A U.S. Defense Intelligence Agency document shows that Moon transferred a $3 million “birthday present’’ to Kim Jong-il in 1994 as well as having negotiated a business deal with Kim Il-sung years before for the construction of a “holy land’’ at the site of Moon’s birthplace in North Korea. In exchange, the report said Kim Il-Sung was paid “tens of millions of dollars.’’
U.S. Congressional reports have likewise stated that Moon has used his NGOs to grasp power in the American political system, which include attempts at controlling banks, suspected espionage in conjunction with the Korean CIA and the purchasing of Congressman, which came to be known as “Koreagate.’’
Moon currently owns the Washington Times newspaper, a circulative rightwing daily in the U.S. capital that vehemently attacks the left with ridiculous claims while bolstering Republican political candidates, most notably George Bush, Sr.

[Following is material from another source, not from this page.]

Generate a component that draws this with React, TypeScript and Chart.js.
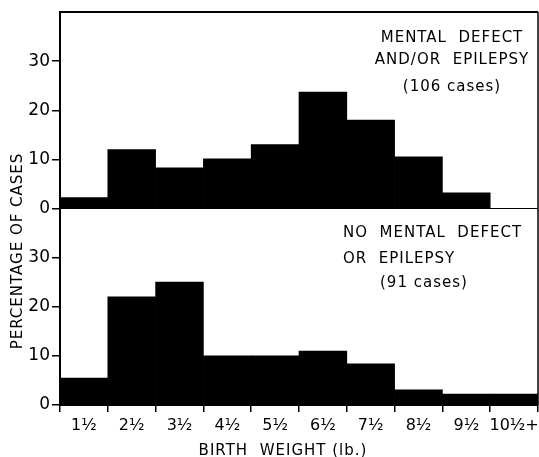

The paper, meanwhile, runs at a loss of $50-$100 million a year.
Moon himself has been arrested six times: three times in North Korea, twice in South Korea and once in the U.S. on charges of tax evasion. Yet every time U.S. investigators have tried to indict Moon’s NGOs on more punitive charges they’ve been held back: “When challenged, the Moon organization has invoked freedom of religion to shield its financial irregularities from oversight and scrutiny,’’ wrote Paine and Gratzer.
Moon’s organizations have come to exemplify the major critique facing NGOs today: the need for transparency and accountability.
Particularly in Korea, NGOs have largely been formed through a “top-down model,’’ which is to say they are run by the elite in advocacy of their agendas. This contrasts to the Western “bottom-up model,’’ by which NGOs have typically coalesced through grassroots civil participation.
“The main feature of Korean NGOs’ development is that activists in social movements and elite groups of experts are the important human resources although the level of civil participation on NGOs is very low compared with Western countries. It is related to the development of advocacy oriented NGOs rather than the service oriented organizations in Western countries,’’ wrote Dr. Kang Sang-wook of Seoul National University in “Who Initiates? The Growth of NGO and its Human Resources in Korea.’’
The fact that NGOs are run by a small elite community rather than at the grassroots level indicate their close ties with the Korean government and its aims. An official from the Red Cross said, “Most Korean NGOs have don’t have a solid public foundation. They’re funded by the government and therefore act in extension of its goals.’’
In 1992 the government led the fundraising and allocation of monies for the Central Association for the Promotion of Helping the Poor.
It was later revealed that the government had used these public donations to finance departments that should have been paid by governmental budgets. The government furthermore allocated these funds toward the promotion of its own image in the eyes of the people it was deceiving.
Not until 1997 were laws passed prohibiting the government’s direct involvement in fundraising and distribution, although the government still plays a large role today in financing NGOs across the nation.
The public faith in NGOs, now evidently long-abused, still stands strong but never vigilant. The world’s true aid lies not in handing money over to faceless NGOs, but perhaps rather in the people taking responsibility to investigate those institutions they choose to support. Will we, indeed, choose blindness forever?